At a relatively young age, 29, Daniels had to stave off the media attention the case brought and focus on the task at hand. That task included helming the largest trial in army history, consisting of over 100 witnesses. Daniels capped off the exhausting process with a three-hour closing argument just explored.

When Calley was later placed under house arrest, Daniels wrote a letter of protest to then-President Richard Nixon. In it, he says that that decision gave “credence to those who believed that Calley and his troops were merely ‘killing the enemy'” and that Nixon “should and would stand fully behind the law of this land on a moral issue about which there can be no compromise.”

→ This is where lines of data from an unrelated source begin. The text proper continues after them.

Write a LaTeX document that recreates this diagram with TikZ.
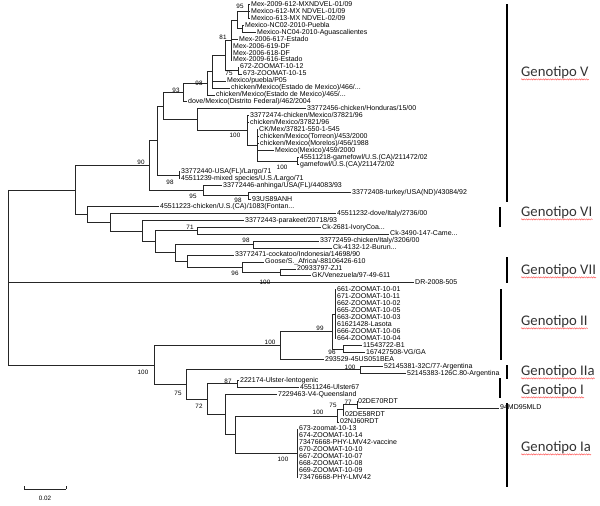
\documentclass[tikz,border=0pt]{standalone}
\usepackage{fontspec}
\setmainfont{Liberation Sans}
\newfontfamily\wordfont{Carlito}
\usetikzlibrary{calc,decorations.pathmorphing}

% leaf #1 (row), branch tip at x=#2, label #3
\newcommand\leaf[3]{\node[lf] (l#1) at (#2,{4.5+6.96*(#1-1)}) {#3};}
% internal node #1 at x=#2, spanning children #3 .. #4
\newcommand\clade[4]{%
  \path let \p1=(#3), \p2=(#4) in (#2pt,{0.5*(\y1+\y2)}) coordinate (#1);
  \draw[br] (#1 |- #3) -- (#1 |- #4);}
\newcommand\twig[2]{\draw[br] (#1 |- #2) -- (#2);}

\begin{document}
\begin{tikzpicture}[x=1pt,y=-1pt,
  br/.style={line width=0.9pt,black!85},
  lf/.style={anchor=west,inner xsep=1pt,inner ysep=0pt,text height=5pt,
             text depth=1.4pt,font=\fontsize{7}{8}\selectfont},
  bs/.style={inner sep=0pt,font=\fontsize{6.3}{7}\selectfont},
  bar/.style={line width=2.6pt},
  geno/.style={anchor=west,inner sep=0pt,text=black!80,
               font=\wordfont\fontsize{14.7}{17}\selectfont},
  squig/.style={red!65,line width=0.45pt,decorate,
                decoration={snake,amplitude=0.6pt,segment length=2.4pt}}
]
\useasboundingbox (0,0) rectangle (600,506);

% ---- Hojas ----
\leaf{1}{250}{Mex-2009-612-MXNDVEL-01/09}
\leaf{2}{250}{Mexico-612-MX NDVEL-01/09}
\leaf{3}{250}{Mexico-613-MX NDVEL-02/09}
\leaf{4}{244}{Mexico-NC02-2010-Puebla}
\leaf{5}{256}{Mexico-NC04-2010-Aguascalientes}
\leaf{6}{238}{Mex-2006-617-Estado}
\leaf{7}{232}{Mex-2006-619-DF}
\leaf{8}{232}{Mex-2006-618-DF}
\leaf{9}{232}{Mex-2009-616-Estado}
\leaf{10}{239}{672-ZOOMAT-10-12}
\leaf{11}{242}{673-ZOOMAT-10-15}
\leaf{12}{226}{Mexico/puebla/P05}
\leaf{13}{230}{chicken/Mexico(Estado de Mexico)/466/...}
\leaf{14}{215}{chicken/Mexico(Estado de Mexico)/465/...}
\leaf{15}{187}{dove/Mexico(Distrito Federal)/462/2004}
\leaf{16}{306}{33772456-chicken/Honduras/15/00}
\leaf{17}{249}{33772474-chicken/Mexico/37821/96}
\leaf{18}{249}{chicken/Mexico/37821/96}
\leaf{19}{258}{CK/Mex/37821-550-1-545}
\leaf{20}{259}{chicken/Mexico(Torreon)/453/2000}
\leaf{21}{259}{chicken/Mexico(Morelos)/456/1988}
\leaf{22}{274}{Mexico(Mexico)/459/2000}
\leaf{23}{299}{45511218-gamefowl/U.S.(CA)/211472/02}
\leaf{24}{299}{gamefowl/U.S.(CA)/211472/02}
\leaf{25}{180}{33772440-USA(FL)/Largo/71}
\leaf{26}{180}{45511239-mixed species/U.S./Largo/71}
\leaf{27}{222}{33772446-anhinga/USA(FL)/44083/93}
\leaf{28}{351}{33772408-turkey/USA(ND)/43084/92}
\leaf{29}{251}{93US89ANH}
\leaf{30}{159}{45511223-chicken/U.S.(CA)/1083(Fontan...}
\leaf{31}{336}{45511232-dove/Italy/2736/00}
\leaf{32}{244}{33772443-parakeet/20718/93}
\leaf{33}{321}{Ck-2681-IvoryCoa...}
\leaf{34}{389}{Ck-3490-147-Came...}
\leaf{35}{319}{33772459-chicken/Italy/3206/00}
\leaf{36}{332}{Ck-4132-12-Burun...}
\leaf{37}{234}{33772471-cockatoo/Indonesia/14698/90}
\leaf{38}{264}{Goose/S.\_Africa/-88106426-610}
\leaf{39}{296}{20933797-ZJ1}
\leaf{40}{311}{GK/Venezuela/97-49-611}
\leaf{41}{414}{DR-2008-505}
\foreach \i/\t in {42/661-ZOOMAT-10-01,43/671-ZOOMAT-10-11,44/662-ZOOMAT-10-02,
  45/665-ZOOMAT-10-05,46/663-ZOOMAT-10-03,47/61621428-Lasota,
  48/666-ZOOMAT-10-06,49/664-ZOOMAT-10-04}
  {\leaf{\i}{336}{\t}}
\leaf{50}{362}{11543722-B1}
\leaf{51}{365}{167427508-VG/GA}
\leaf{52}{324}{293529-45US051BEA}
\leaf{53}{383}{52145381-32C/77-Argentina}
\leaf{54}{406}{52145383-126C.80-Argentina}
\leaf{55}{239}{222174-Ulster-lentogenic}
\leaf{56}{299}{45511246-Ulster67}
\leaf{57}{277}{7229463-V4-Queensland}
\leaf{58}{357}{02DE70RDT}
\leaf{59}{499}{94MD95MLD}
\leaf{60}{344}{02DE58RDT}
\leaf{61}{339}{02NJ60RDT}
\foreach \i/\t in {62/673-zoomat-10-13,63/674-ZOOMAT-10-14,
  64/73476668-PHY-LMV42-vaccine,65/670-ZOOMAT-10-10,66/667-ZOOMAT-10-07,
  67/668-ZOOMAT-10-08,68/669-ZOOMAT-10-09,69/73476668-PHY-LMV42}
  {\leaf{\i}{298}{\t}}

% ---- Genotipo V ----
\clade{n1}{248}{l1}{l3}   \twig{n1}{l1}\twig{n1}{l2}\twig{n1}{l3}
\clade{n2}{242}{l4}{l5}   \twig{n2}{l4}\twig{n2}{l5}
\clade{n3}{237}{n1}{n2}   \twig{n3}{n1}\twig{n3}{n2}
\clade{nA}{231}{n3}{l9}   \twig{nA}{n3}\foreach \i in {6,...,9}{\twig{nA}{l\i}}
\clade{nD}{238}{l10}{l11} \twig{nD}{l10}\twig{nD}{l11}
\clade{nB}{225}{nA}{nD}   \twig{nB}{nA}\twig{nB}{nD}
\clade{nE}{212}{nB}{l13}  \twig{nE}{nB}\twig{nE}{l12}\twig{nE}{l13}
\clade{nF}{207}{nE}{l14}  \twig{nF}{nE}\twig{nF}{l14}
\clade{nG}{183}{nF}{l15}  \twig{nG}{nF}\twig{nG}{l15}
\clade{n23}{297}{l23}{l24} \twig{n23}{l23}\twig{n23}{l24}
\clade{n19}{257}{l19}{n23} \foreach \i in {19,...,22}{\twig{n19}{l\i}}\twig{n19}{n23}
\clade{n17}{247}{l17}{n19} \twig{n17}{l17}\twig{n17}{l18}\twig{n17}{n19}
\clade{nH}{197}{l16}{n17}  \twig{nH}{l16}\twig{nH}{n17}
\clade{nR}{163}{nG}{nH}    \twig{nR}{nG}\twig{nR}{nH}
\clade{n25}{179}{l25}{l26} \twig{n25}{l25}\twig{n25}{l26}
\clade{nQ}{157}{nR}{n25}   \twig{nQ}{nR}\twig{nQ}{n25}
\clade{n28}{248}{l28}{l29} \twig{n28}{l28}\twig{n28}{l29}
\clade{nS}{203}{l27}{n28}  \twig{nS}{l27}\twig{nS}{n28}
\clade{nP}{149}{nQ}{nS}    \twig{nP}{nQ}\twig{nP}{nS}

% ---- Genotipos VI y VII ----
\clade{n33}{197}{l33}{l34} \twig{n33}{l33}\twig{n33}{l34}
\clade{n35}{253}{l35}{l36} \twig{n35}{l35}\twig{n35}{l36}
\clade{n39}{280}{l39}{l40} \twig{n39}{l39}\twig{n39}{l40}
\clade{n38}{242}{l38}{n39} \twig{n38}{l38}\twig{n38}{n39}
\clade{n37}{187}{l37}{n38} \twig{n37}{l37}\twig{n37}{n38}
\clade{n175}{175}{n35}{n37} \twig{n175}{n35}\twig{n175}{n37}
\clade{n155}{155}{n33}{n175} \twig{n155}{n33}\twig{n155}{n175}
\clade{n142}{142}{l32}{n155} \twig{n142}{l32}\twig{n142}{n155}
\clade{n110}{110}{l31}{n142} \twig{n110}{l31}\twig{n110}{n142}
\clade{n87}{87}{l30}{n110}   \twig{n87}{l30}\twig{n87}{n110}
\clade{nTop}{75}{nP}{n87}    \twig{nTop}{nP}\twig{nTop}{n87}

% ---- Genotipos II, IIa, I, Ia ----
\clade{z2}{335}{l42}{l49}  \foreach \i in {42,...,49}{\twig{z2}{l\i}}
\clade{n50}{343}{l50}{l51} \twig{n50}{l50}\twig{n50}{l51}
\clade{n99}{332}{z2}{n50}  \twig{n99}{z2}\twig{n99}{n50}
\clade{n52}{280}{n99}{l52} \twig{n52}{n99}\twig{n52}{l52}
\clade{n53}{360}{l53}{l54} \twig{n53}{l53}\twig{n53}{l54}
\clade{n55}{237}{l55}{l56} \twig{n55}{l55}\twig{n55}{l56}
\clade{n58}{357}{l58}{l59} \twig{n58}{l58}\twig{n58}{l59}
\clade{n60}{343}{n58}{l60} \twig{n60}{n58}\twig{n60}{l60}
\clade{n61}{337}{n60}{l61} \twig{n61}{n60}\twig{n61}{l61}
\clade{z1}{297}{l62}{l69}  \foreach \i in {62,...,69}{\twig{z1}{l\i}}
\clade{nZ}{235}{n61}{z1}   \twig{nZ}{n61}\twig{nZ}{z1}
\clade{nX}{225}{l57}{nZ}   \twig{nX}{l57}\twig{nX}{nZ}
\clade{nW}{207}{n55}{nX}   \twig{nW}{n55}\twig{nW}{nX}
\clade{nU}{186}{n53}{nW}   \twig{nU}{n53}\twig{nU}{nW}
\clade{nLow}{154}{n52}{nU} \twig{nLow}{n52}\twig{nLow}{nU}

% ---- Raiz ----
\clade{root}{8}{nTop}{nLow} \twig{root}{nTop}\twig{root}{l41}\twig{root}{nLow}

% ---- Valores bootstrap ----
\node[bs] (b1) at ($(n1)+(-8,-5.5)$) {95};
\node[bs] (b2) at ($(nA)+(-8,-3)$) {81};
\node[bs] (b3) at ($(nD)+(-9,3)$) {75};
\node[bs] (b4) at ($(nF)+(-8,0)$) {98};
\node[bs] (b5) at ($(nG)+(-7,-2.6)$) {93};
\node[bs] (b6) at ($(n17)+(-12,4.4)$) {100};
\node[bs] (b7) at ($(n23)+(-15,6)$) {100};
\node[bs] (b8) at ($(nP)+(-8,-3.6)$) {90};
\node[bs] (b9) at ($(n25)+(-9,7)$) {98};
\node[bs] (b10) at ($(nS)+(-10,6)$) {95};
\node[bs] (b11) at ($(n28)+(-10,4.2)$) {98};
\node[bs] (b12) at ($(n33)+(-7,-3.7)$) {71};
\node[bs] (b13) at ($(n35)+(-7,-4.6)$) {98};
\node[bs] (b14) at ($(n38)+(-7,6)$) {96};
\node[bs] (b15) at ($(n39)+(-15,9.5)$) {100};
\node[bs] (b16) at ($(n99)+(-12,-3.6)$) {99};
\node[bs] (b17) at ($(n50)+(-11,3)$) {96};
\node[bs] (b18) at ($(n52)+(-10,-3.5)$) {100};
\node[bs] (b19) at ($(nLow)+(-11,7)$) {100};
\node[bs] (b20) at ($(n53)+(-10,-3)$) {100};
\node[bs] (b21) at ($(nU)+(-8,8.4)$) {75};
\node[bs] (b22) at ($(nW)+(-8,7)$) {72};
\node[bs] (b23) at ($(n55)+(-9,-2)$) {87};
\node[bs] (b24) at ($(n58)+(-9,-2.7)$) {77};
\node[bs] (b25) at ($(n60)+(-10,-5)$) {75};
\node[bs] (b26) at ($(n61)+(-19,-4)$) {100};
\node[bs] (b27) at ($(z1)+(-14,6)$) {100};

% ---- Barras de genotipo ----
\draw[bar] (507,4) -- (507,202);
\draw[bar] (500,207) -- (500,227);
\draw[bar] (507,257) -- (507,283);
\draw[bar] (501,289) -- (501,360);
\draw[bar] (507,365) -- (507,379);
\draw[bar] (500,378) -- (500,398);
\draw[bar] (507,403) -- (507,487);

\node[geno] (gV) at (521,73) {Genotipo V};
\node[geno] (gVI) at (521,213) {Genotipo VI};
\node[geno] (gVII) at (521,271) {Genotipo VII};
\node[geno] (gII) at (521,322) {Genotipo II};
\node[geno] (gIIa) at (521,372) {Genotipo IIa};
\node[geno] (gI) at (521,391) {Genotipo I};
\node[geno] (gIa) at (521,448) {Genotipo Ia};
\foreach \g in {gV,gVI,gVII,gII,gIIa,gI,gIa}
  \draw[squig] ([yshift=-2.5pt]\g.base west) -- ([yshift=-2.5pt]\g.base east);

% ---- Escala ----
\coordinate (sL) at (24,489);
\coordinate (sR) at (66,489);
\draw[br,line width=0.6pt] (sL) -- (sR);
\draw[br,line width=0.6pt] (sL) -- ++(0,-3);
\draw[br,line width=0.6pt] (sR) -- ++(0,-3);
\node[bs] (sc) at ($(sL)!.5!(sR)+(0,9)$) {0.02};

\end{tikzpicture}
\end{document}
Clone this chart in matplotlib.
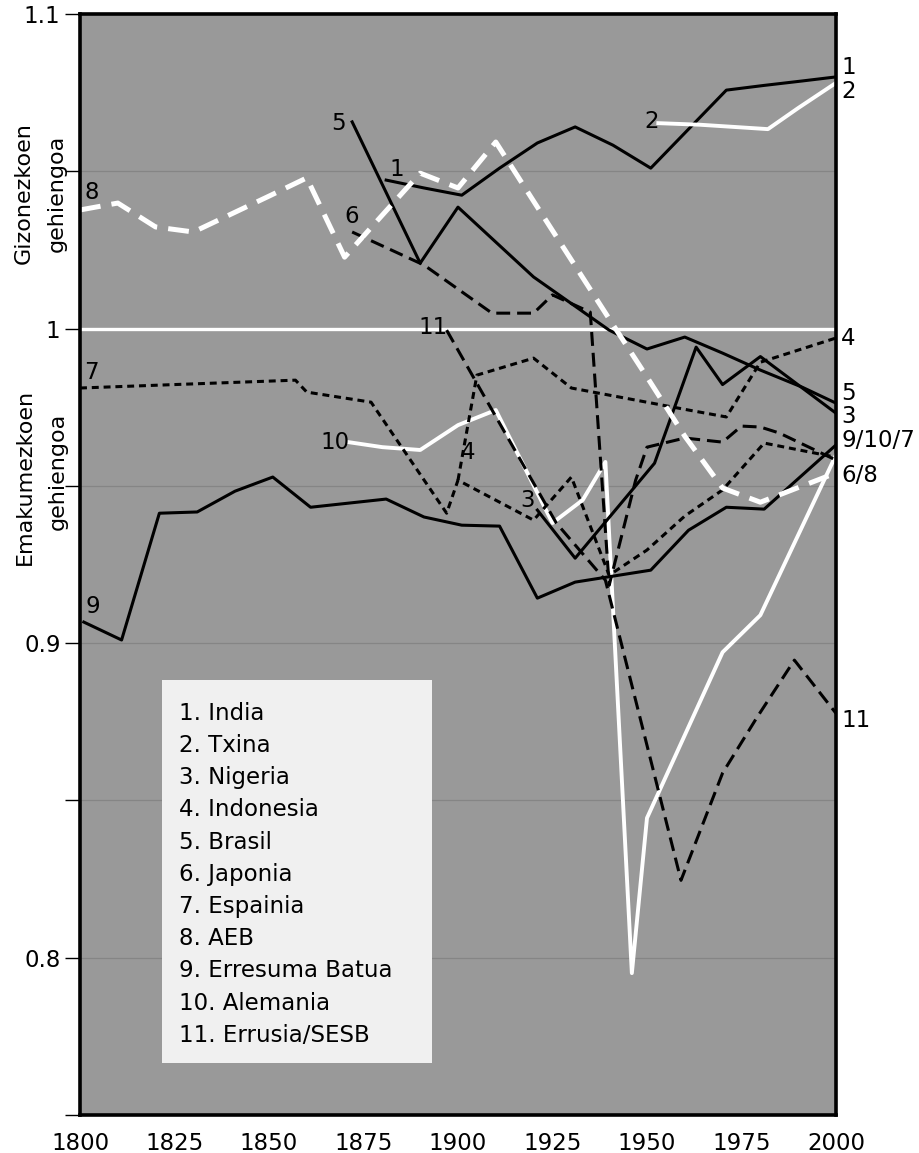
import numpy as np
import matplotlib
matplotlib.use('Agg')
import matplotlib.pyplot as plt
import matplotlib.transforms as mtransforms
from matplotlib.patches import Rectangle

plt.rcParams['lines.scale_dashes'] = False
plt.rcParams['font.family'] = ['DejaVu Sans']

# sex ratio (men per woman) per country
years_india = [1881, 1891, 1901, 1911, 1921, 1931, 1941, 1951, 1961, 1971, 1981, 1991, 2000]
ratio_india = [1.0472, 1.0447, 1.0424, 1.051, 1.059, 1.0641, 1.0583, 1.051, 1.0634, 1.0758, 1.0773, 1.0787, 1.080]

years_txina = [1953, 1964, 1982, 1990, 2000]
ratio_txina = [1.0653, 1.0648, 1.0634, 1.0701, 1.0781]

years_nigeria = [1921, 1931, 1952, 1963, 1970, 1980, 2000]
ratio_nigeria = [0.9423, 0.9270, 0.9572, 0.9941, 0.9822, 0.9911, 0.9731]

years_indonesia = [1900, 1905, 1920, 1930, 1961, 1971, 1980, 2000]
ratio_indonesia = [0.9518, 0.9852, 0.9906, 0.9811, 0.9741, 0.9719, 0.9893, 0.9970]

years_brasil = [1872, 1890, 1900, 1920, 1940, 1950, 1960, 1970, 1980, 1991, 2000]
ratio_brasil = [1.0657, 1.0208, 1.0386, 1.0164, 0.9995, 0.9935, 0.9973, 0.9922, 0.9868, 0.9814, 0.9763]

years_japonia = [1872, 1891, 1909, 1920, 1925, 1935, 1940, 1947, 1950, 1960, 1970, 1975, 1980, 1985, 2000]
ratio_japonia = [1.0307, 1.0202, 1.0049, 1.0049, 1.0107, 1.0052, 0.9184, 0.9518, 0.9623, 0.9652, 0.9639, 0.969, 0.9687, 0.9668, 0.9582]

years_espainia = [1800, 1857, 1860, 1877, 1897, 1900, 1920, 1930, 1940, 1950, 1960, 1970, 1981, 2000]
ratio_espainia = [0.9811, 0.9836, 0.9798, 0.9766, 0.9413, 0.9518, 0.9391, 0.9528, 0.9216, 0.9296, 0.9404, 0.9487, 0.9636, 0.9591]

years_aeb = [1800, 1810, 1820, 1830, 1840, 1850, 1860, 1870, 1880, 1890, 1900, 1910,
             1920, 1930, 1940, 1950, 1960, 1970, 1980, 2000]
ratio_aeb = [1.0377, 1.0399, 1.0323, 1.0307, 1.0364, 1.0421, 1.0479, 1.0227, 1.0361, 1.0494, 1.0447, 1.0593,
             1.0405, 1.0218, 1.0031, 0.9846, 0.9658, 0.9493, 0.9448, 0.9541]

years_eb = [1801, 1811, 1821, 1831, 1841, 1851, 1861, 1871, 1881, 1891, 1901, 1911,
            1921, 1931, 1951, 1961, 1971, 1981, 2000]
ratio_eb = [0.9067, 0.9010, 0.9413, 0.9417, 0.9483, 0.9528, 0.9432, 0.9445, 0.9458, 0.9401, 0.9375, 0.9372,
            0.9143, 0.9194, 0.9232, 0.9359, 0.9432, 0.9426, 0.9630]

years_alemania = [1871, 1880, 1890, 1900, 1910, 1925, 1933, 1939, 1946, 1950, 1970, 1980, 2000]
ratio_alemania = [0.9639, 0.9623, 0.9614, 0.9693, 0.9741, 0.9382, 0.9455, 0.9576, 0.7951, 0.8444, 0.8971, 0.9089, 0.9598]

years_errusia = [1897, 1926, 1939, 1959, 1970, 1979, 1989, 2000]
ratio_errusia = [0.9995, 0.9382, 0.920, 0.8246, 0.8587, 0.8762, 0.8946, 0.8777]

legend_names = ['1. India', '2. Txina', '3. Nigeria', '4. Indonesia', '5. Brasil', '6. Japonia',
                '7. Espainia', '8. AEB', '9. Erresuma Batua', '10. Alemania', '11. Errusia/SESB']

# number labels at the start of each line (year, ratio)
start_labels = [('1', 1883.9, 1.0507), ('2', 1951.1, 1.0657), ('3', 1918.3, 0.9452),
                ('4', 1902.6, 0.9607), ('5', 1868.3, 1.0653), ('6', 1872.0, 1.0355),
                ('7', 1802.9, 0.9859), ('8', 1803.2, 1.0431), ('9', 1803.4, 0.9118),
                ('10', 1867.5, 0.9639), ('11', 1893.4, 1.0002)]
# labels at the right edge
end_labels = [('1', 1.0831), ('2', 1.0755), ('4', 0.9970), ('5', 0.9792), ('3', 0.9722),
              ('9/10/7', 0.9645), ('6/8', 0.9534), ('11', 0.8755)]

solid = dict(color='black', lw=2.2)
long_dash = dict(color='black', lw=2.2, dashes=(10, 5))
short_dash = dict(color='black', lw=2.2, dashes=(5, 3.5))
white_solid = dict(color='white', lw=2.8)
white_dash = dict(color='white', lw=3.6, dashes=(15, 8))

fig = plt.figure(figsize=(9.2, 11.53), dpi=100)
ax = fig.add_axes([0.08696, 0.03296, 0.8217, 0.9549])
ax.set_facecolor('#999999')
ax.set_xlim(1800, 2000)
ax.set_ylim(0.75, 1.1)

for v in [0.8, 0.85, 0.9, 0.95, 1.05]:
    ax.axhline(v, color='#858585', lw=0.9, zorder=1)
ax.axhline(1.0, color='white', lw=2.4, zorder=2)

# white Germany line under the black ones
ax.plot(years_alemania, ratio_alemania, zorder=3, **white_solid)

ax.plot(years_india, ratio_india, zorder=4, **solid)
ax.plot(years_brasil, ratio_brasil, zorder=4, **solid)
ax.plot(years_nigeria, ratio_nigeria, zorder=4, **solid)
ax.plot(years_eb, ratio_eb, zorder=4, **solid)
ax.plot(years_japonia, ratio_japonia, zorder=4, **long_dash)
ax.plot(years_errusia, ratio_errusia, zorder=4, **long_dash)
ax.plot(years_indonesia, ratio_indonesia, zorder=4, **short_dash)
ax.plot(years_espainia, ratio_espainia, zorder=4, **short_dash)

ax.plot(years_txina, ratio_txina, zorder=5, **white_solid)
ax.plot(years_aeb, ratio_aeb, zorder=5, **white_dash)

for txt, x, y in start_labels:
    ax.text(x, y, txt, fontsize=16.5, ha='center', va='center', zorder=6)
for txt, y in end_labels:
    ax.text(2001.4, y, txt, fontsize=16.5, ha='left', va='center', clip_on=False)

# legend box
ax.add_patch(Rectangle((1821.7, 0.7665), 71.4, 0.1217, facecolor='#f0f0f0',
                       edgecolor='none', zorder=7))
for i, name in enumerate(legend_names):
    ax.text(1826.3, 0.8777 - i * 0.01024, name, fontsize=16.5, ha='left', va='center', zorder=8)

ax.set_yticks([0.75, 0.8, 0.85, 0.9, 0.95, 1.0, 1.05, 1.1])
ax.set_yticklabels(['', '0.8', '', '0.9', '', '1', '', '1.1'])
ax.set_xticks([1800, 1825, 1850, 1875, 1900, 1925, 1950, 1975, 2000])
ax.tick_params(axis='y', direction='out', length=11, width=1, labelsize=16.5, pad=3)
ax.tick_params(axis='x', length=0, labelsize=16.5, pad=12)
for sp in ax.spines.values():
    sp.set_linewidth(2.6)
    sp.set_zorder(9)

trans = mtransforms.blended_transform_factory(fig.transFigure, ax.transData)
ax.text(24 / 920, 1.0431, 'Gizonezkoen', transform=trans, rotation=90, fontsize=16,
        ha='center', va='center')
ax.text(57 / 920, 1.0431, 'gehiengoa', transform=trans, rotation=90, fontsize=16,
        ha='center', va='center')
ax.text(25 / 920, 0.9528, 'Emakumezkoen', transform=trans, rotation=90, fontsize=16,
        ha='center', va='center')
ax.text(58 / 920, 0.9547, 'gehiengoa', transform=trans, rotation=90, fontsize=16,
        ha='center', va='center')

fig.savefig('out.png', dpi=100)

Daniels used several relevant techniques to distance the Army from the catastrophe that Calley had engineered. He painted Calley as a vicious murderer who showed no remorse for his actions, a man who abused the privilege and power of being a United States soldier. He used the concepts of pathos and logos to convince the jury of Calley’s peers that Calley was in fact, guilty and then harshly rebuked Calley as a representative of the United States by using the Burkean concept of division. Given an impartial jury, he engineered a resounding victory. Unfortunately, Calley would shamefully escape the throes of the law thanks to public perception that Calley was a hero, when, in fact, Calley was a villain.